Introduction:
Fertility decline has emerged as a near-universal demographic trend. The global Total Fertility Rate (TFR) has fallen from about 5.3 in the 1960s to around 2.2 in 2024, while India’s TFR has declined from 5.9 to below replacement level. Significantly, this decline is occurring across countries with diverse economic systems, cultures and levels of development.
Body:
Factors Responsible for Declining Fertility:
1. Demographic Transition and Human Development:
- Improved healthcare and nutrition have reduced infant and child mortality.
- Families no longer need multiple births to ensure survival of children.
- Rising life expectancy and better quality of life alter family-size preferences.
2. Education, Urbanisation and Women’s Empowerment:
- Higher educational attainment, especially among women, delays marriage and childbirth.
- Increased female workforce participation raises the opportunity cost of childbearing.
- Urban living and limited housing space encourage smaller families.
3. Economic and Aspirational Factors:
- Rising costs of childcare, education, healthcare and housing discourage larger families.
- Parents increasingly prefer investing more resources in fewer children.
- Economic uncertainty and insecure employment delay family formation.
4. Social and Cultural Transformation:
- Declining influence of traditional norms favouring large families.
- Rise in individualism, changing aspirations and preference for personal fulfilment.
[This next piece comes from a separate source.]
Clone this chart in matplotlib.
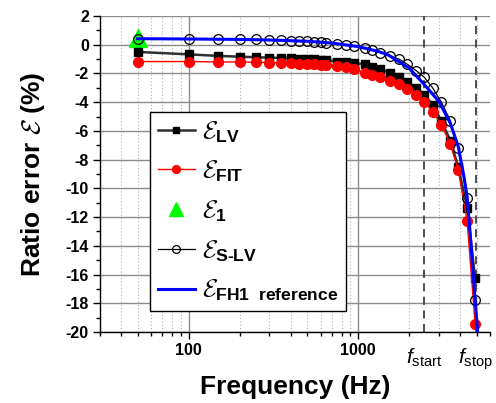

- Delayed marriages, increasing single-person households and voluntary childlessness.
5. Access to Family Planning:
- Greater awareness and availability of contraception and reproductive healthcare.
- Effective family-planning programmes have enabled informed fertility choices.
Long-Term Socio-Economic Implications:
1. Population Ageing: Growing elderly population increases demand for pensions, healthcare and caregiving.
2. Shrinking Workforce: Lower labour-force growth can reduce productivity and economic dynamism.
3. Fiscal and Welfare Pressures: Fewer taxpayers must support expanding social-security obligations.
4. Social and Political Effects
- Labour shortages may increase dependence on migration.
- Ageing societies may witness changing consumption patterns and political priorities.
Conclusion:
Declining fertility reflects successful socio-economic development but also creates new demographic challenges. The focus of public policy must shift from population control to demographic management through family-friendly policies, elderly care systems, human-capital investment and productivity-enhancing reforms to ensure sustainable development.